Source code of charts
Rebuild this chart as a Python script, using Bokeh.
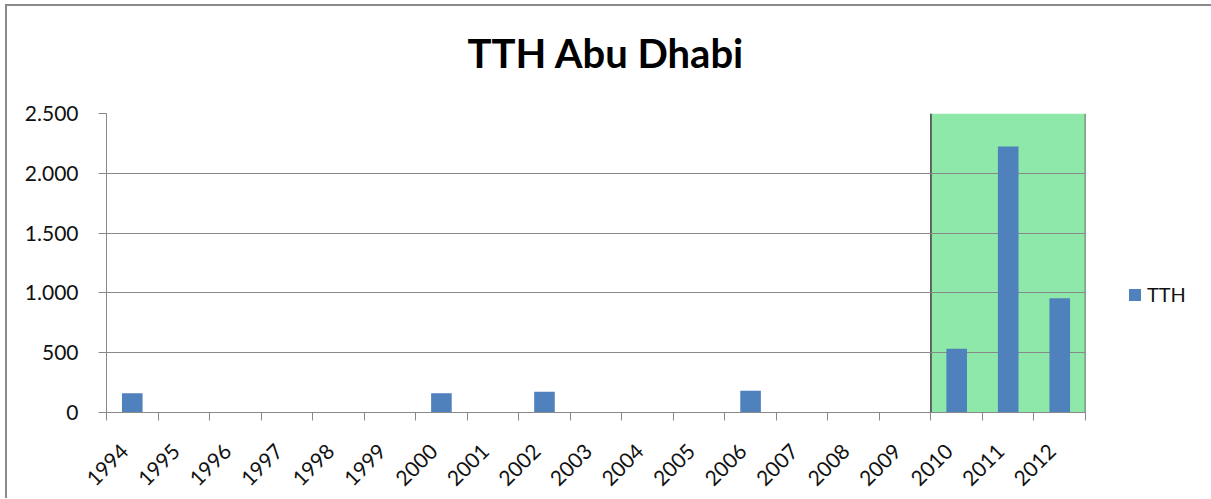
import numpy as np
from bokeh.plotting import figure
from bokeh.models import (FixedTicker, CustomJSTickFormatter, BoxAnnotation, Span,
                          Legend, LegendItem, Range1d, ColumnDataSource)
from bokeh.embed import file_html
from bokeh.resources import INLINE

# ---- data ----
years = ["1994", "1995", "1996", "1997", "1998", "1999", "2000", "2001", "2002", "2003",
         "2004", "2005", "2006", "2007", "2008", "2009", "2010", "2011", "2012"]
tth = [160, 0, 0, 0, 0, 0, 160, 0, 173, 0, 0, 0, 181, 0, 0, 0, 532, 2224, 956]
highlight_years = ["2010", "2011", "2012"]
y_ticks = [0, 500, 1000, 1500, 2000, 2500]
series_name = "TTH"
chart_title = "TTH Abu Dhabi"

n = len(years)
centers = list(np.arange(n) + 0.5)
bounds = list(np.arange(n + 1).astype(float))
label_pos = [c - 0.15 for c in centers]   # label anchors, nudged like the original
src = ColumnDataSource(dict(x=centers, top=tth, year=years))

FONT = "Lato"
GRID = "#888888"
FRAME_LINE = "#8a8a8a"

page_bg = (f"linear-gradient({FRAME_LINE},{FRAME_LINE}) 0px 16px / 100% 2px no-repeat, "
           f"linear-gradient({FRAME_LINE},{FRAME_LINE}) 0px 16px / 2px 100% no-repeat, white")

p = figure(frame_width=979, frame_height=299,
           min_border_left=101, min_border_top=125, min_border_right=124, min_border_bottom=86,
           x_range=Range1d(0, n), y_range=Range1d(y_ticks[0], y_ticks[-1]),
           output_backend="svg", toolbar_location=None, title=chart_title,
           styles={"margin-left": "5px", "margin-top": "-12px", "background": page_bg})
p.background_fill_color = "white"
p.border_fill_alpha = 0.0
p.outline_line_color = None

p.title.text_font = FONT
p.title.text_font_style = "bold"
p.title.text_font_size = "40px"
p.title.text_color = "black"
p.title.align = "left"
p.title.offset = 361
p.title.standoff = 73

# highlighted region
h0 = years.index(highlight_years[0])
h1 = years.index(highlight_years[-1]) + 1
box = BoxAnnotation(left=h0, right=h1, fill_color="#8EE8A9", fill_alpha=1.0,
                    line_color=None, level="image")
p.add_layout(box)
for loc in (h0, h1):
    p.add_layout(Span(location=loc, dimension="height", line_color="#3c3c3c",
                      line_width=1.5, level="image"))

r = p.vbar(x="x", top="top", width=0.4, bottom=0, source=src,
           fill_color="#4F81BD", line_color=None)

# grid
p.xgrid.visible = False
p.ygrid.ticker = FixedTicker(ticks=y_ticks)
p.ygrid.grid_line_color = GRID
p.ygrid.grid_line_width = 1

# y axis
ya = p.yaxis[0]
ya.ticker = FixedTicker(ticks=y_ticks)
ya.formatter = CustomJSTickFormatter(
    code="return String(Math.round(tick)).replace(/\\B(?=(\\d{3})+(?!\\d))/g, '.');")
ya.axis_line_color = GRID
ya.major_tick_line_color = GRID
ya.major_tick_out = 8
ya.major_tick_in = 0
ya.minor_tick_line_color = None
ya.major_label_text_font = FONT
ya.major_label_text_font_size = "21px"
ya.major_label_text_color = "#111111"
ya.major_label_standoff = 20

# x axis
xa = p.xaxis[0]
xa.ticker = FixedTicker(ticks=label_pos, minor_ticks=bounds)
xa.formatter = CustomJSTickFormatter(args=dict(years=years),
                                     code="return years[Math.round(tick - 0.5)];")
xa.axis_line_color = GRID
xa.major_tick_line_color = None
xa.minor_tick_line_color = GRID
xa.minor_tick_out = 8
xa.minor_tick_in = 0
xa.major_label_orientation = np.pi / 4
xa.major_label_text_font = FONT
xa.major_label_text_font_size = "21px"
xa.major_label_text_color = "#111111"
xa.major_label_standoff = 27

legend = Legend(items=[LegendItem(label=series_name, renderers=[r])],
                location=(42, 106), padding=0, margin=0,
                glyph_width=15, glyph_height=15, label_height=15,
                label_standoff=5, border_line_color=None,
                background_fill_alpha=0.0,
                label_text_font=FONT, label_text_font_size="20px",
                label_text_color="#111111")
p.add_layout(legend, "right")

open("out.html", "w").write(file_html(p, INLINE))
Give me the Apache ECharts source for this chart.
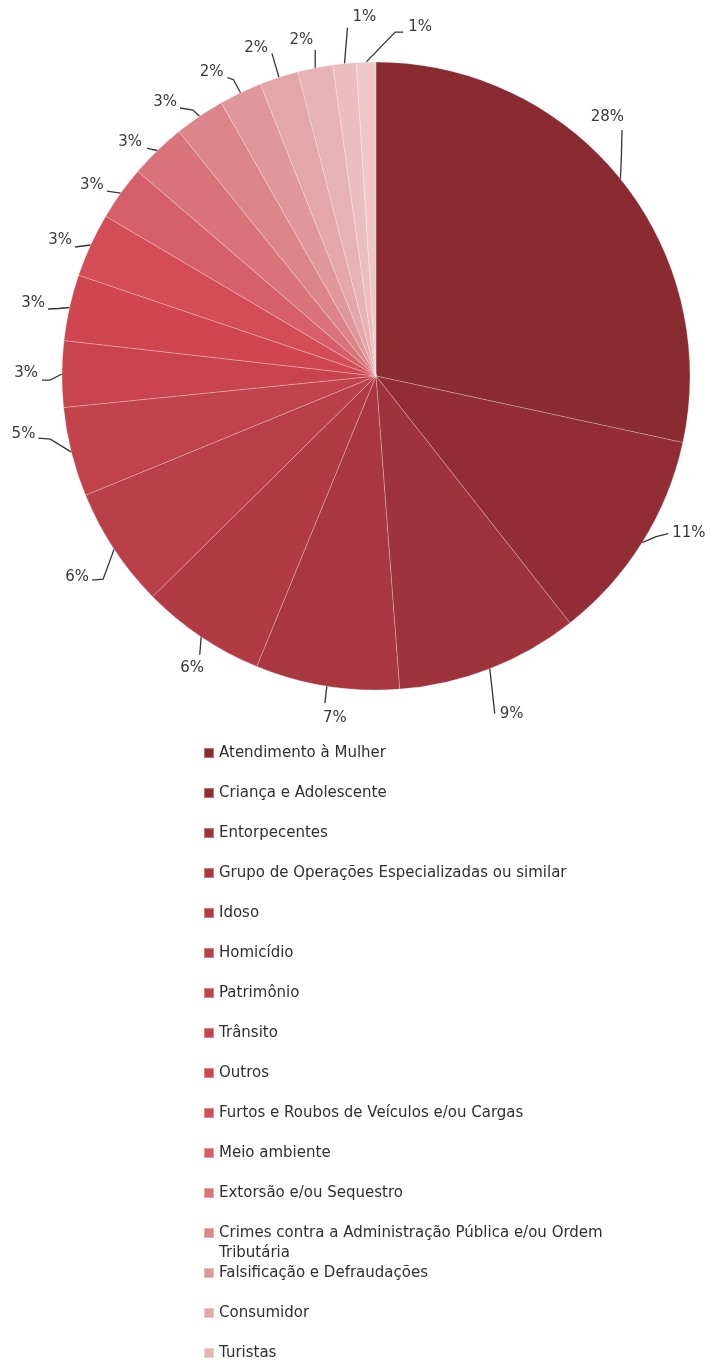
<!DOCTYPE html>
<html>
<head>
<meta charset="utf-8">
<script src="https://cdn.jsdelivr.net/npm/echarts@6/dist/echarts.min.js"></script>
<style>
  html, body { margin: 0; padding: 0; background: #ffffff; }
  #chart { width: 710px; height: 1365px; }
</style>
</head>
<body>
<div id="chart"></div>
<script>
// Categories (legend order = slice order, clockwise from 12 o'clock)
const categories = [
  'Atendimento à Mulher',
  'Criança e Adolescente',
  'Entorpecentes',
  'Grupo de Operações Especializadas ou similar',
  'Idoso',
  'Homicídio',
  'Patrimônio',
  'Trânsito',
  'Outros',
  'Furtos e Roubos de Veículos e/ou Cargas',
  'Meio ambiente',
  'Extorsão e/ou Sequestro',
  'Crimes contra a Administração Pública e/ou Ordem Tributária',
  'Falsificação e Defraudações',
  'Consumidor',
  'Turistas',
  'Categoria 17 (legenda fora da imagem)',
  'Categoria 18 (legenda fora da imagem)'
];
// Share of each slice, in percent
const values = [28.4, 11.0, 9.4, 7.4, 6.4, 6.2, 4.6, 3.4, 3.4, 3.3, 2.8, 2.9, 2.6, 2.2, 2.0, 1.8, 1.2, 1.0];
const colors = ['#892B31', '#922D35', '#9F333B', '#A8373F', '#B03B43', '#B93F48', '#C0424B', '#C8434D',
                '#CF4650', '#D34D57', '#D66069', '#D8737A', '#DB858B', '#DF979B', '#E3A6A9', '#E6B2B4',
                '#EABDBF', '#EEC8C9'];

const legendA = categories.slice(0, 12);
const legendC = categories.slice(12, 13);
const legendB = categories.slice(13, 16);

// Leader-line styling (offsets relative to the slice's edge midpoint given by ECharts)
const labelSpecs = [
  { line: [[1, -25], [1.6, -49]],     text: [-13, -62],   align: 'center' },
  { line: [[14, -6], [26, -9]],       text: [30, -9],     align: 'left' },
  { line: [[2.5, 22], [5, 45]],       text: [10, 45],     align: 'left' },
  { line: [[-1, 8], [-2, 17]],        text: [8, 32],      align: 'center' },
  { line: [[-0.7, 9], [-1.4, 18]],    text: [-9, 31],     align: 'center' },
  { line: [[-11, 30], [-22, 31]],     text: [-25, 28],    align: 'right' },
  { line: [[-21, -13], [-33, -14]],   text: [-36, -18],   align: 'right' },
  { line: [[-12, 6], [-20, 6]],       text: [-24, -1],    align: 'right' },
  { line: [[-11, 1], [-21.5, 1.5]],   text: [-24.5, -4.5], align: 'right' },
  { line: [[-8, 1], [-15.6, 2]],      text: [-18.6, -5],  align: 'right' },
  { line: [[-7, -1], [-14, -2]],      text: [-17, -8],    align: 'right' },
  { line: [[-5, -1], [-10.5, -2.5]],  text: [-15.5, -8.5], align: 'right' },
  { line: [[-6.5, -6.3], [-19.5, -8.3]], text: [-22.5, -14], align: 'right' },
  { line: [[-7, -13], [-13, -15]],    text: [-17, -21],   align: 'right' },
  { line: [[-3.5, -12], [-7, -24]],   text: [-11, -29],   align: 'right' },
  { line: [[0, -9], [0, -18]],        text: [-2, -28],    align: 'right' },
  { line: [[1.5, -18], [3, -36]],     text: [8, -46],     align: 'left' },
  { line: [[29, -30], [37, -30]],     text: [42, -35],    align: 'left' }
];

const chart = echarts.init(document.getElementById('chart'), null, { renderer: 'canvas' });
const FONT = 'DejaVu Sans';

const legendText = { fontFamily: FONT, fontSize: 15, lineHeight: 20, color: '#2f2f2f' };
const legendBase = {
  orient: 'vertical', left: 203, padding: 0,
  itemWidth: 10, itemHeight: 10, itemGap: 20,
  icon: 'rect', textStyle: legendText
};

chart.setOption({
  animation: false,
  color: colors,
  legend: [
    Object.assign({}, legendBase, { top: 743, data: legendA }),
    Object.assign({}, legendBase, {
      top: 1223, itemHeight: 30,
      icon: 'path://M0,0L10,0L10,10L0,10Z M0,30L0.01,30',
      textStyle: Object.assign({}, legendText, { width: 430, overflow: 'break' }),
      data: legendC
    }),
    Object.assign({}, legendBase, { top: 1263, data: legendB })
  ],
  series: [{
    type: 'pie',
    center: [376, 376],
    radius: 314,
    startAngle: 90,
    clockwise: true,
    avoidLabelOverlap: false,
    itemStyle: { borderColor: 'rgba(255,255,255,0.35)', borderWidth: 0.7 },
    label: {
      show: true,
      position: 'outside',
      formatter: p => Math.round(p.percent) + '%',
      fontFamily: FONT, fontSize: 15, color: '#383838'
    },
    labelLine: {
      show: true, length: 12, length2: 10,
      lineStyle: { color: '#353535', width: 1.3 }
    },
    labelLayout: function (params) {
      const spec = labelSpecs[params.dataIndex];
      const pts = params.labelLinePoints;
      if (!spec || !pts) return {};
      const p0 = pts[0];
      return {
        x: p0[0] + spec.text[0],
        y: p0[1] + spec.text[1],
        align: spec.align,
        verticalAlign: 'middle',
        labelLinePoints: [
          [p0[0], p0[1]],
          [p0[0] + spec.line[0][0], p0[1] + spec.line[0][1]],
          [p0[0] + spec.line[1][0], p0[1] + spec.line[1][1]]
        ]
      };
    },
    emphasis: { disabled: true },
    data: categories.map((n, i) => ({ name: n, value: values[i] }))
  }]
});
</script>
</body>
</html>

Problem:
Using the data above, copy exactly the lines from the one containing "Give me the" to the one containing "const legendB = categories.slice(13, 16);", inclusive. Exclude the pictures.

Result for this exercise:
Give me the Apache ECharts source for this chart.
<!DOCTYPE html>
<html>
<head>
<meta charset="utf-8">
<script src="https://cdn.jsdelivr.net/npm/echarts@6/dist/echarts.min.js"></script>
<style>
  html, body { margin: 0; padding: 0; background: #ffffff; }
  #chart { width: 710px; height: 1365px; }
</style>
</head>
<body>
<div id="chart"></div>
<script>
// Categories (legend order = slice order, clockwise from 12 o'clock)
const categories = [
  'Atendimento à Mulher',
  'Criança e Adolescente',
  'Entorpecentes',
  'Grupo de Operações Especializadas ou similar',
  'Idoso',
  'Homicídio',
  'Patrimônio',
  'Trânsito',
  'Outros',
  'Furtos e Roubos de Veículos e/ou Cargas',
  'Meio ambiente',
  'Extorsão e/ou Sequestro',
  'Crimes contra a Administração Pública e/ou Ordem Tributária',
  'Falsificação e Defraudações',
  'Consumidor',
  'Turistas',
  'Categoria 17 (legenda fora da imagem)',
  'Categoria 18 (legenda fora da imagem)'
];
// Share of each slice, in percent
const values = [28.4, 11.0, 9.4, 7.4, 6.4, 6.2, 4.6, 3.4, 3.4, 3.3, 2.8, 2.9, 2.6, 2.2, 2.0, 1.8, 1.2, 1.0];
const colors = ['#892B31', '#922D35', '#9F333B', '#A8373F', '#B03B43', '#B93F48', '#C0424B', '#C8434D',
                '#CF4650', '#D34D57', '#D66069', '#D8737A', '#DB858B', '#DF979B', '#E3A6A9', '#E6B2B4',
                '#EABDBF', '#EEC8C9'];

const legendA = categories.slice(0, 12);
const legendC = categories.slice(12, 13);
const legendB = categories.slice(13, 16);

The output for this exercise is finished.